Alk’s editing in And This is Free is imaginatively associative. Sometimes the associations are merely repetitions of words that help ease the transitions between scenes, like when Alk cuts from the performance of “Power to Live Right” to a salesman demonstrating sparkplugs who tells the assembled crowd, “When you talk about power, watch this!” In other scenes, the editing associations are more complex and ambiguous, like when Alk cuts together shots of merchants selling old machine parts over a performance of the old folk tune “John Henry,” subtly tweaking the song’s message about the triumph of machine over man
And This is Free was conceived as a broad portrait of the Maxwell Street market where music was to be just one (albeit highly significant) part, but, in the editing room, Howard Alk emphasized the musicality of every aspect of street culture. Gordon Quinn explains: “We considered calling it ‘The Music of Maxwell Street,’ but we didn’t think it would convey what we meant because we meant the kid who plays the box, we meant the pitchman, we meant the guy who’s selling the little sparkplugs that you put in your car. That’s a kind of music too. We thought of it in a broader sense that there were a lot of people who were doing different kinds of performances on the street and we weaved those different things together and that those performances had a rhythmic quality and sometimes other qualities that made them a kind of music.” Alk emphasized the internal rhythms of each performance and then assembled all the performances into one continuous forty-seven minute street symphony. (Howard Alk greatly influenced Gordon Quinn, who went on to co-found Kartemquin, the documentary collective responsible for Hoop Dreams, among other notable films.)

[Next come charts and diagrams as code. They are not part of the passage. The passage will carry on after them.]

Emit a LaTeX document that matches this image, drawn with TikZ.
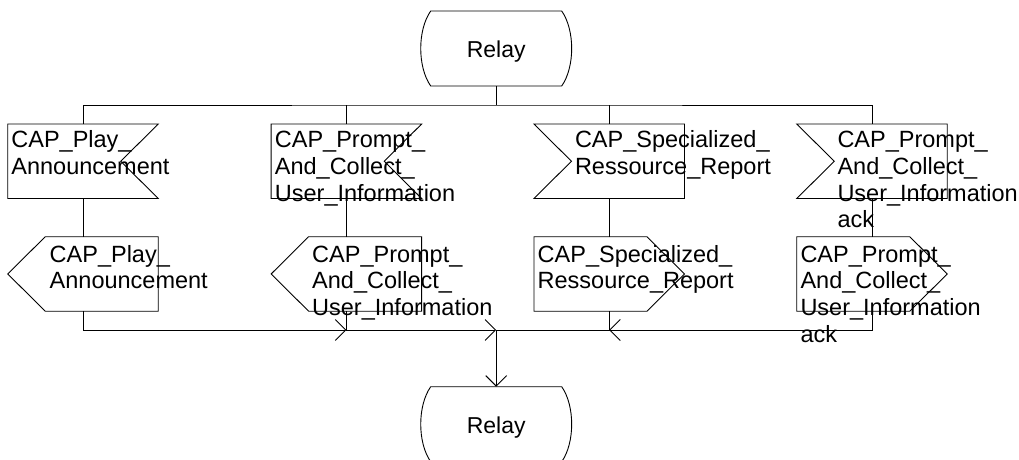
\documentclass[tikz,border=0pt]{standalone}
\usepackage{fontspec}
\setmainfont{Liberation Sans}
\usetikzlibrary{arrows.meta,calc}
\tikzset{
  ln/.style={line width=0.9pt, black},
  sigbox/.style={minimum width=150.5pt, minimum height=74.5pt, inner sep=0pt, outer sep=0pt},
  relay/.style={minimum width=131pt, minimum height=75pt, inner sep=0pt, outer sep=0pt,
    font=\fontsize{23}{26.8}\selectfont, text height=17.6pt, text depth=0pt},
  lbl/.style={anchor=base west, inner sep=0pt, font=\fontsize{23.5}{26.8}\selectfont},
  arr/.style={-{Straight Barb[length=10.5pt,width=21pt]}},
}
\begin{document}
\begin{tikzpicture}[x=1pt,y=-1pt]
\useasboundingbox (0,0) rectangle (1019,459);
\clip (0,0) rectangle (1019,459);
% relay states
\node[relay] (r1) at (496.2,48.5) {Relay};
\node[relay] (r2) at (496.2,424.2) {Relay};
\foreach \r in {r1,r2}{
  \draw[ln] (\r.north west) -- (\r.north east)
    .. controls ($(\r.north east)+(13.3,19)$) and ($(\r.south east)+(13.3,-19)$) .. (\r.south east)
    -- (\r.south west)
    .. controls ($(\r.south west)+(-13.3,-19)$) and ($(\r.north west)+(-13.3,19)$) .. (\r.north west) -- cycle;
}
% input signal boxes
\node[sigbox] (i1) at (83,161.25) {};
\node[sigbox] (i2) at (346.4,161.25) {};
\node[sigbox] (i3) at (609.2,161.25) {};
\node[sigbox] (i4) at (872,161.25) {};
\foreach \b in {i1,i2}{
  \draw[ln] (\b.north west) -- (\b.north east) -- ($(\b.east)+(-37.5,0)$) -- (\b.south east) -- (\b.south west) -- cycle;
}
\foreach \b in {i3,i4}{
  \draw[ln] (\b.north west) -- (\b.north east) -- (\b.south east) -- (\b.south west) -- ($(\b.west)+(37.5,0)$) -- cycle;
}
% output signal boxes
\node[sigbox] (o1) at (83,273.95) {};
\node[sigbox] (o2) at (346.4,273.95) {};
\node[sigbox] (o3) at (609.2,273.95) {};
\node[sigbox] (o4) at (872,273.95) {};
\foreach \b in {o1,o2}{
  \draw[ln] ($(\b.north west)+(37.5,0)$) -- (\b.north east) -- (\b.south east) -- ($(\b.south west)+(37.5,0)$) -- (\b.west) -- cycle;
}
\foreach \b in {o3,o4}{
  \draw[ln] (\b.north west) -- ($(\b.north east)+(-37.5,0)$) -- (\b.east) -- ($(\b.south east)+(-37.5,0)$) -- (\b.south west) -- cycle;
}
% labels
\node[lbl] (ti1) at (11.2,147.5) {\parbox[t]{8cm}{CAP\_Play\_\\Announcement}};
\node[lbl] (ti2) at (274.7,147.5) {\parbox[t]{8cm}{CAP\_Prompt\_\\And\_Collect\_\\User\_Information}};
\node[lbl] (ti3) at (574.8,147.5) {\parbox[t]{8cm}{CAP\_Specialized\_\\Ressource\_Report}};
\node[lbl] (ti4) at (837.3,147.5) {\parbox[t]{8cm}{CAP\_Prompt\_\\And\_Collect\_\\User\_Information\\ack}};
\node[lbl] (to1) at (49.5,262) {\parbox[t]{8cm}{CAP\_Play\_\\Announcement}};
\node[lbl] (to2) at (312,262) {\parbox[t]{8cm}{CAP\_Prompt\_\\And\_Collect\_\\User\_Information}};
\node[lbl] (to3) at (537.5,262) {\parbox[t]{8cm}{CAP\_Specialized\_\\Ressource\_Report}};
\node[lbl] (to4) at (800.3,262) {\parbox[t]{8cm}{CAP\_Prompt\_\\And\_Collect\_\\User\_Information\\ack}};
% top connectors
\coordinate (jt) at (496.2,105);
\draw[ln] (r1.south) -- (jt);
\draw[ln] (i1.north) |- (jt) -| (i4.north);
\draw[ln] (i2.north) -- (i2.north |- jt);
\draw[ln] (i3.north) -- (i3.north |- jt);
\draw[ln] (i1.south) -- (o1.north);
\draw[ln] (i2.south) -- (o2.north);
\draw[ln] (i3.south) -- (o3.north);
\draw[ln] (i4.south) -- (o4.north);
% bottom connectors
\coordinate (jb) at (496.2,330);
\draw[ln,arr] (o1.south) |- (o2.south |- jb);
\draw[ln,arr] (o2.south) |- (jb);
\draw[ln,arr] (o4.south) |- (o3.south |- jb);
\draw[ln] (o3.south) |- (jb);
\draw[ln,arr] (jb) -- (r2.north);
\end{tikzpicture}
\end{document}
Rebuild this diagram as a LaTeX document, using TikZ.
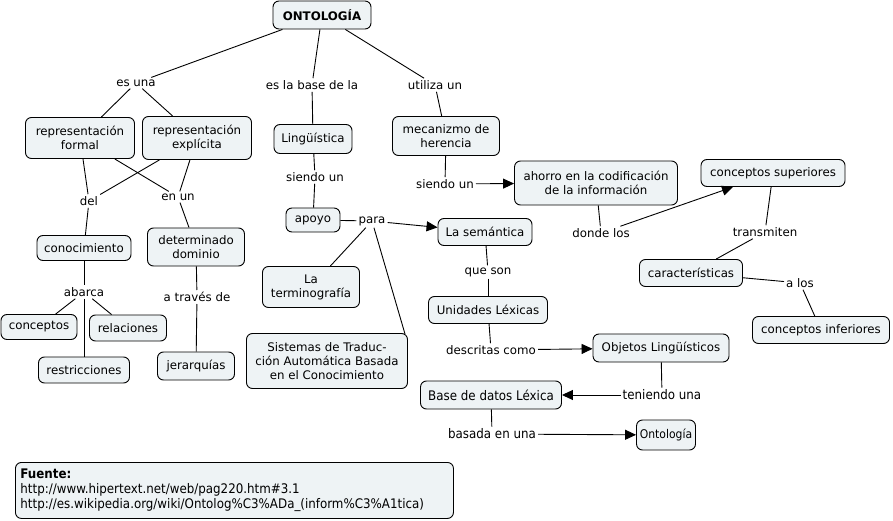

Mike Shea had high hopes for And This is Free. He sank nearly all his money into the project and hoped that it would get him established as a documentary filmmaker. Unfortunately, though, the film had very limited success and was seen by very few people. The educational television station in Chicago at the time even refused to air it. Part of the film’s failure can be attributed to Shea’s naiveté about the film industry but also because, in 1965, there was very little infrastructure for theatrical documentaries. In a few short years, with the success of documentary filmmakers like Emile de Antonio, D.A. Pennebaker, and the Maysles Brothers, that would begin to change, but, in 1965, there wasn’t much of a market for theatrical documentaries, especially one that was only forty-seven minutes long.
Although it was widely neglected upon release, And This is Free slowly developed an underground reputation over the years, partly because countless music documentaries have used clips from the film, including Martin Scorsese’s blues series from 2003. Perhaps now, with this new deluxe Shanachie edition, And This is Free will be recognized not just as one the best films about Chicago blues and gospel music but also as one of the landmark documentary films of the 1960s.